#### [Stated task]
Show every line in the records below that contains the word "this".
++++++
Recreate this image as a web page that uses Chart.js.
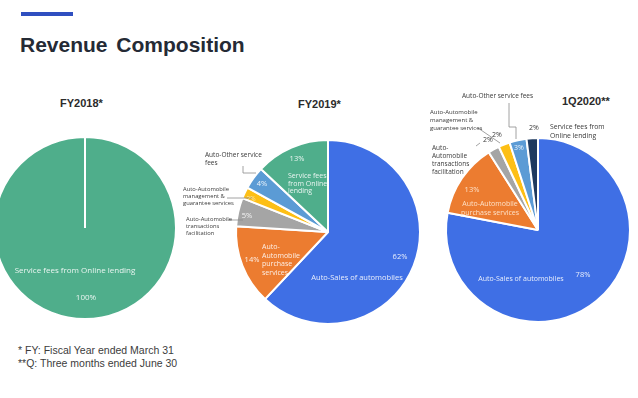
<!DOCTYPE html>
<html>
<head>
<meta charset="utf-8">
<script src="https://cdn.jsdelivr.net/npm/chart.js@4/dist/chart.umd.min.js"></script>
<style>
  html, body { margin:0; padding:0; width:638px; height:398px; overflow:hidden; background:#ffffff; }
  body { position:relative; font-family:"Liberation Sans", Arial, sans-serif; }
  canvas { position:absolute; left:-20px; top:0; }
  .bar { position:absolute; left:21px; top:12px; width:52px; height:4px; background:#2f4fc0; }
  .title { position:absolute; left:20px; top:33px; font-size:21px; font-weight:bold; color:#252a35; white-space:nowrap; word-spacing:3px; }
  .ptitle { position:absolute; font-size:11px; font-weight:bold; color:#2b2b2b; white-space:nowrap; }
  .note { position:absolute; left:18px; font-size:10.5px; color:#3c3c3c; white-space:nowrap; }
</style>
</head>
<body>
<div class="bar"></div>
<div class="title">Revenue Composition</div>
<div class="ptitle" style="left:60px;top:97px;">FY2018*</div>
<div class="ptitle" style="left:298px;top:98px;">FY2019*</div>
<div class="ptitle" style="left:562px;top:95px;">1Q2020**</div>
<div class="note" style="top:344px;">* FY: Fiscal Year ended March 31</div>
<div class="note" style="top:357px;">**Q: Three months ended June 30</div>

<canvas id="c2018" width="678" height="398"></canvas>
<canvas id="c2019" width="678" height="398"></canvas>
<canvas id="c2020" width="678" height="398"></canvas>

<script>
// ---------- DATA ----------
const categories = [
  'Auto-Sales of automobiles',
  'Auto-Automobile purchase services',
  'Auto-Automobile transactions facilitation',
  'Auto-Automobile management & guarantee services',
  'Auto-Other service fees',
  'Service fees from Online lending'
];
const periods = ['FY2018*', 'FY2019*', '1Q2020**'];
const valuesFY2018 = [0, 0, 0, 0, 0, 100];
const valuesFY2019 = [62, 14, 5, 2, 4, 13];
const values1Q2020 = [78, 13, 2, 2, 3, 2];

// ---------- STYLE / LAYOUT ----------
const sliceColors = ['#3f6fe5', '#ec7c30', '#a5a5a5', '#fdbf16', '#5b9bd5', '#4fae8b'];
const sliceColors2020 = ['#3f6fe5', '#ec7c30', '#a5a5a5', '#fdbf16', '#5b9bd5', '#1f3a5f'];
const CANVAS_SHIFT = 20; // canvases sit at left:-20px
const W = 678, H = 398;

const IN = 'rgba(255,255,255,0.88)';
const OUT = '#3a3a3a';

// label layout: offsets relative to pie centre
const layout2018 = {
  cx: 85, cy: 228, r: 91,
  texts: [
    {idx:5, kind:'name', lines:['Service fees from Online lending'], dx:-10, dy:43, align:'center', color:IN, size:8},
    {idx:5, kind:'pct', dx:1, dy:70, align:'center', color:IN, size:8}
  ],
  leaders: [],
  topLine: true
};
const layout2019 = {
  cx: 328, cy: 232, r: 92,
  texts: [
    {idx:0, kind:'name', lines:['Auto-Sales of automobiles'], dx:29, dy:46, align:'center', color:IN, size:7.5},
    {idx:0, kind:'pct', dx:72, dy:25, align:'center', color:IN, size:7.5},
    {idx:1, kind:'name', lines:['Auto-','Automobile','purchase','services'], dx:-66, dy:15, lh:8.6, align:'left', color:IN, size:7},
    {idx:1, kind:'pct', dx:-76, dy:28, align:'center', color:IN, size:7.5},
    {idx:2, kind:'pct', dx:-81, dy:-16, align:'center', color:IN, size:7.5},
    {idx:2, kind:'name', lines:['Auto-Automobile','transactions','facilitation'], dx:-142, dy:-13, lh:7.2, align:'left', color:OUT, size:5.8},
    {idx:3, kind:'pct', dx:-77, dy:-33, align:'center', color:'rgba(255,255,255,0.6)', size:6.5},
    {idx:3, kind:'name', lines:['Auto-Automobile','management &','guarantee services'], dx:-145, dy:-43, lh:7.4, align:'left', color:OUT, size:5.8},
    {idx:4, kind:'pct', dx:-66, dy:-48, align:'center', color:IN, size:7.5},
    {idx:4, kind:'name', lines:['Auto-Other service','fees'], dx:-123, dy:-77, lh:8, align:'left', color:OUT, size:6.5},
    {idx:5, kind:'pct', dx:-31, dy:-73, align:'center', color:IN, size:7.5},
    {idx:5, kind:'name', lines:['Service fees','from Online','lending'], dx:-40, dy:-56, lh:7.5, align:'left', color:IN, size:7}
  ],
  leaders: [
    [[-100,-12],[-85,-12]],
    [[-101,-34],[-76,-34]],
    [[-85,-66],[-85,-59],[-72,-59]]
  ]
};
const layout2020 = {
  cx: 538, cy: 230, r: 92,
  texts: [
    {idx:0, kind:'name', lines:['Auto-Sales of automobiles'], dx:-17, dy:49, align:'center', color:IN, size:7},
    {idx:0, kind:'pct', dx:45, dy:45, align:'center', color:IN, size:7.5},
    {idx:1, kind:'pct', dx:-66, dy:-40, align:'center', color:'rgba(255,235,215,0.9)', size:7.5},
    {idx:1, kind:'name', lines:['Auto-Automobile','purchase services'], dx:-48, dy:-26, lh:8.5, align:'center', color:'rgba(255,235,215,0.9)', size:7},
    {idx:2, kind:'pct', dx:-50, dy:-90, align:'center', color:OUT, size:7},
    {idx:2, kind:'name', lines:['Auto-','Automobile','transactions','facilitation'], dx:-106, dy:-82, lh:8.2, align:'left', color:OUT, size:6.5},
    {idx:3, kind:'pct', dx:-41, dy:-95, align:'center', color:OUT, size:7},
    {idx:3, kind:'name', lines:['Auto-Automobile','management &','guarantee services'], dx:-108, dy:-118, lh:8, align:'left', color:OUT, size:6},
    {idx:4, kind:'pct', dx:-19, dy:-82, align:'center', color:IN, size:7},
    {idx:4, kind:'name', lines:['Auto-Other service fees'], dx:-76, dy:-134, align:'left', color:OUT, size:6.5},
    {idx:5, kind:'pct', dx:-4, dy:-102, align:'center', color:OUT, size:7},
    {idx:5, kind:'name', lines:['Service fees from','Online lending'], dx:12, dy:-103, lh:9, align:'left', color:OUT, size:6.8}
  ],
  leaders: [
    [[-29,-127],[-29,-103],[-22,-103],[-22,-91]],
    [[-60,-102],[-38,-87]],
    [[-62,-84],[-58,-87]]
  ]
};

const sliceLabelPlugin = {
  id: 'sliceLabels',
  afterDraw(chart, args, opts) {
    const meta = chart.getDatasetMeta(0);
    const arc = meta.data[meta.data.length - 1];
    const cx = arc.x, cy = arc.y;
    const values = chart.data.datasets[0].data;
    const ctx = chart.ctx;
    ctx.save();
    if (opts.topLine) {
      ctx.strokeStyle = '#ffffff';
      ctx.lineWidth = 2;
      ctx.beginPath();
      ctx.moveTo(cx, cy);
      ctx.lineTo(cx, cy - arc.outerRadius);
      ctx.stroke();
    }
    ctx.strokeStyle = '#8a8a8a';
    ctx.lineWidth = 0.8;
    (opts.leaders || []).forEach(pts => {
      ctx.beginPath();
      pts.forEach((p, i) => {
        if (i === 0) ctx.moveTo(cx + p[0], cy + p[1]); else ctx.lineTo(cx + p[0], cy + p[1]);
      });
      ctx.stroke();
    });
    ctx.textBaseline = 'middle';
    (opts.texts || []).forEach(t => {
      ctx.fillStyle = t.color;
      ctx.font = t.size + 'px "Open Sans", "Noto Sans", sans-serif';
      ctx.textAlign = t.align;
      const lines = t.kind === 'pct' ? [values[t.idx] + '%'] : t.lines;
      lines.forEach((ln, i) => {
        ctx.fillText(ln, cx + t.dx, cy + t.dy + i * (t.lh || 9));
      });
    });
    ctx.restore();
  }
};

function makePie(id, values, colors, lay) {
  const cxC = lay.cx + CANVAS_SHIFT;
  const size = 2 * lay.r + 2;
  const left = cxC - lay.r - 1, top = lay.cy - lay.r - 1;
  return new Chart(document.getElementById(id), {
    type: 'pie',
    data: {
      labels: categories,
      datasets: [{
        data: values,
        backgroundColor: colors,
        borderColor: '#ffffff',
        borderWidth: 2,
        hoverOffset: 0
      }]
    },
    options: {
      responsive: false,
      animation: false,
      devicePixelRatio: 1,
      layout: { padding: { left: left, top: top, right: W - left - size, bottom: H - top - size } },
      plugins: {
        legend: { display: false },
        tooltip: { enabled: false },
        sliceLabels: { texts: lay.texts, leaders: lay.leaders, topLine: !!lay.topLine }
      }
    },
    plugins: [sliceLabelPlugin]
  });
}

makePie('c2018', valuesFY2018, sliceColors, layout2018);
makePie('c2019', valuesFY2019, sliceColors, layout2019);
makePie('c2020', values1Q2020, sliceColors2020, layout2020);
</script>
</body>
</html>
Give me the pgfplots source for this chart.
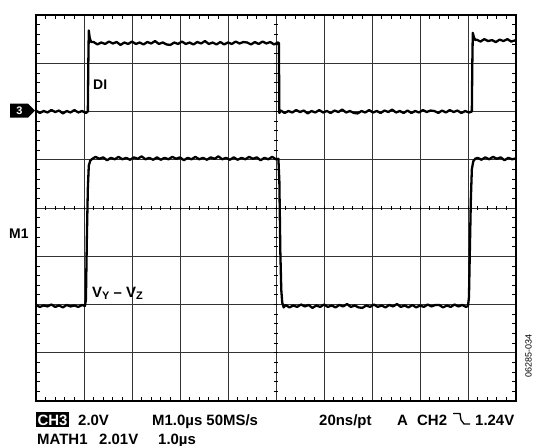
\documentclass[border=0pt]{standalone}
\usepackage{pgfplots}
\pgfplotsset{compat=1.18}
\usepackage{pgfplotstable}
\usepackage{fontspec}
\setmainfont{Liberation Sans}

\newcommand\lbl{\fontsize{15}{18}\selectfont\bfseries}

% CH3: DI logic input (divisions)
\pgfplotstableread{
x y
0.00 2.02
0.08 1.97
0.16 2.01
0.24 1.98
0.32 2.03
0.40 1.99
0.48 2.02
0.56 1.96
0.64 2.01
0.72 1.98
0.80 2.03
0.88 1.98
0.96 2.01
1.04 1.97
1.08 2.00
1.09 3.00
1.10 3.68
1.12 3.52
1.15 3.44
1.20 3.44
1.28 3.39
1.36 3.43
1.44 3.40
1.52 3.45
1.60 3.41
1.68 3.44
1.76 3.38
1.84 3.43
1.92 3.40
2.00 3.45
2.08 3.40
2.16 3.43
2.24 3.39
2.32 3.44
2.40 3.41
2.48 3.46
2.56 3.40
2.64 3.43
2.72 3.39
2.80 3.38
2.88 3.43
2.96 3.40
3.04 3.45
3.12 3.40
3.20 3.43
3.28 3.39
3.36 3.44
3.44 3.41
3.52 3.46
3.60 3.40
3.68 3.43
3.76 3.39
3.84 3.44
3.92 3.39
4.00 3.43
4.08 3.40
4.16 3.45
4.24 3.41
4.32 3.44
4.40 3.43
4.48 3.39
4.56 3.44
4.64 3.40
4.72 3.45
4.80 3.41
4.88 3.44
4.96 3.39
5.04 3.43
5.06 3.42
5.07 1.97
5.10 2.02
5.18 1.97
5.26 2.01
5.34 1.98
5.42 2.03
5.50 1.99
5.58 2.02
5.66 1.96
5.74 2.01
5.82 1.98
5.90 2.03
5.98 1.98
6.06 2.01
6.14 1.97
6.22 2.02
6.30 1.99
6.38 2.04
6.46 1.98
6.54 2.01
6.62 1.97
6.70 1.96
6.78 2.01
6.86 1.98
6.94 2.03
7.02 1.98
7.10 2.01
7.18 1.97
7.26 2.02
7.34 1.99
7.42 2.04
7.50 1.98
7.58 2.01
7.66 1.97
7.74 2.02
7.82 1.97
7.90 2.01
7.98 1.98
8.06 2.03
8.14 1.99
8.22 2.02
8.30 2.01
8.38 1.97
8.46 2.02
8.54 1.98
8.62 2.03
8.70 1.99
8.78 2.02
8.86 1.97
8.94 2.01
9.02 1.98
9.08 2.00
9.09 3.00
9.10 3.63
9.12 3.55
9.15 3.48
9.18 3.49
9.26 3.45
9.34 3.50
9.42 3.46
9.50 3.48
9.58 3.44
9.66 3.49
9.74 3.46
9.82 3.50
9.90 3.45
10.00 3.48
}\ditrace

% MATH1: differential output VY - VZ (divisions)
\pgfplotstableread{
x y
0.00 -2.01
0.08 -2.05
0.16 -2.02
0.24 -2.04
0.32 -2.00
0.40 -2.05
0.48 -2.02
0.56 -2.06
0.64 -2.01
0.72 -2.04
0.80 -2.02
0.88 -2.05
0.96 -2.01
1.02 -2.03
1.04 -1.90
1.06 -0.60
1.08 0.40
1.10 0.88
1.13 0.98
1.16 1.01
1.24 1.06
1.32 1.02
1.40 1.05
1.48 0.99
1.56 1.04
1.64 1.01
1.72 1.06
1.80 1.01
1.88 1.04
1.96 1.00
2.04 1.05
2.12 1.02
2.20 1.07
2.28 1.01
2.36 1.04
2.44 1.00
2.52 1.05
2.60 1.00
2.68 1.04
2.76 1.01
2.84 1.06
2.92 1.02
3.00 1.05
3.08 0.99
3.16 1.04
3.24 1.01
3.32 1.06
3.40 1.01
3.48 1.04
3.56 1.00
3.64 1.05
3.72 1.02
3.80 1.07
3.88 1.01
3.96 1.04
4.04 1.00
4.12 1.05
4.20 1.00
4.28 1.04
4.36 1.01
4.44 1.06
4.52 1.02
4.60 1.05
4.68 0.99
4.76 1.04
4.84 1.01
4.92 1.06
5.00 1.01
5.05 1.02
5.07 0.55
5.09 -0.90
5.11 -1.70
5.13 -1.96
5.16 -2.06
5.20 -2.01
5.28 -2.06
5.36 -2.02
5.44 -2.05
5.52 -2.00
5.60 -2.04
5.68 -2.01
5.76 -2.07
5.84 -2.02
5.92 -2.05
6.00 -2.00
6.08 -2.05
6.16 -2.02
6.24 -2.06
6.32 -2.01
6.40 -2.04
6.48 -1.99
6.56 -2.05
6.64 -2.02
6.72 -2.06
6.80 -2.07
6.88 -2.02
6.96 -2.05
7.04 -2.00
7.12 -2.05
7.20 -2.02
7.28 -2.06
7.36 -2.01
7.44 -2.04
7.52 -1.99
7.60 -2.05
7.68 -2.02
7.76 -2.06
7.84 -2.01
7.92 -2.06
8.00 -2.02
8.08 -2.05
8.16 -2.00
8.24 -2.04
8.32 -2.01
8.40 -2.01
8.48 -2.06
8.56 -2.02
8.64 -2.05
8.72 -2.00
8.80 -2.04
8.88 -2.01
8.96 -2.05
9.00 -2.03
9.02 -1.85
9.04 -0.80
9.06 0.20
9.08 0.80
9.11 0.97
9.15 1.02
9.20 1.04
9.28 1.00
9.36 1.05
9.44 1.01
9.52 1.06
9.60 1.02
9.68 1.05
9.76 0.99
9.84 1.04
9.92 1.01
10.00 1.03
}\mathtrace

\begin{document}
\begin{tikzpicture}
\path[use as bounding box] (0,0) rectangle (539bp,-446bp);
\begin{axis}[
  at={(36bp,-401bp)}, anchor=south west,
  scale only axis, width=480bp, height=386bp,
  xmin=0, xmax=10, ymin=-4, ymax=4,
  xtick={0,...,10}, ytick={-4,...,4},
  xticklabels={}, yticklabels={},
  minor x tick num=4, minor y tick num=4,
  tick align=inside,
  major tick length=0pt, minor tick length=4bp,
  minor tick style={black, line width=0.8bp},
  grid=major,
  major grid style={black!80, line width=1bp},
  axis line style={black, line width=1.8bp},
  clip=false,
]
% graticule centre lines carry fine ticks
\pgfplotsinvokeforeach{1,...,49}{
  \draw[line width=0.8bp] (axis cs:{0.2*#1},-0.045) -- (axis cs:{0.2*#1},0.045);
}
\pgfplotsinvokeforeach{1,...,39}{
  \draw[line width=0.8bp] (axis cs:4.955,{-4+0.2*#1}) -- (axis cs:5.045,{-4+0.2*#1});
}
\addplot[black, line width=2.3bp, line join=round, mark=none] table {\ditrace};
\addplot[black, line width=2.3bp, line join=round, mark=none] table {\mathtrace};
\end{axis}

\begin{scope}[x=1bp, y=-1bp]
  % channel markers
  \fill (10,103.5) -- (28,103.5) -- (35,110.5) -- (28,117.5) -- (10,117.5) -- cycle;
  \node[white, inner sep=0, font=\fontsize{11}{12}\selectfont\bfseries] at (19.5,110.5) {3};
  \node[anchor=west, inner sep=0, font=\fontsize{14}{16}\selectfont\bfseries] at (9,233.5) {M1};
  % trace labels
  \node[anchor=west, inner sep=0, font=\fontsize{14}{16}\selectfont\bfseries] at (93,85) {DI};
  \node[anchor=base west, inner sep=0, font=\fontsize{15}{18}\selectfont\bfseries] at (92,297)
    {V\raisebox{-0.3ex}{\fontsize{11}{12}\selectfont\bfseries Y} – V\raisebox{-0.3ex}{\fontsize{11}{12}\selectfont\bfseries Z}};
  % readout line 1
  \fill (36,411.5) rectangle (69,426.5);
  \node[anchor=base, white, inner sep=0, font=\lbl] at (52.5,425) {CH3};
  \node[anchor=base west, inner sep=0, font=\lbl] at (78,425) {2.0V};
  \node[anchor=base west, inner sep=0, font=\lbl] at (152,425) {M1.0µs 50MS/s};
  \node[anchor=base west, inner sep=0, font=\lbl] at (319,425) {20ns/pt};
  \node[anchor=base west, inner sep=0, font=\lbl] at (397,425) {A};
  \node[anchor=base west, inner sep=0, font=\lbl] at (417,425) {CH2};
  \draw[line width=1.3bp] (453,413.5) -- (460,413.5) -- (461,420) -- (464,424) -- (470,424);
  \node[anchor=base west, inner sep=0, font=\lbl] at (475,425) {1.24V};
  % readout line 2
  \node[anchor=base west, inner sep=0, font=\lbl] at (37,444) {MATH1};
  \node[anchor=base west, inner sep=0, font=\lbl] at (99,444) {2.01V};
  \node[anchor=base west, inner sep=0, font=\lbl] at (158,444) {1.0µs};
  % figure number
  \node[rotate=90, inner sep=0, font=\fontsize{9}{10}\selectfont] at (528.5,356) {06285-034};
\end{scope}
\end{tikzpicture}
\end{document}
++++++
#### [Result of the task]
Recreate this image as a web page that uses Chart.js.
Give me the pgfplots source for this chart.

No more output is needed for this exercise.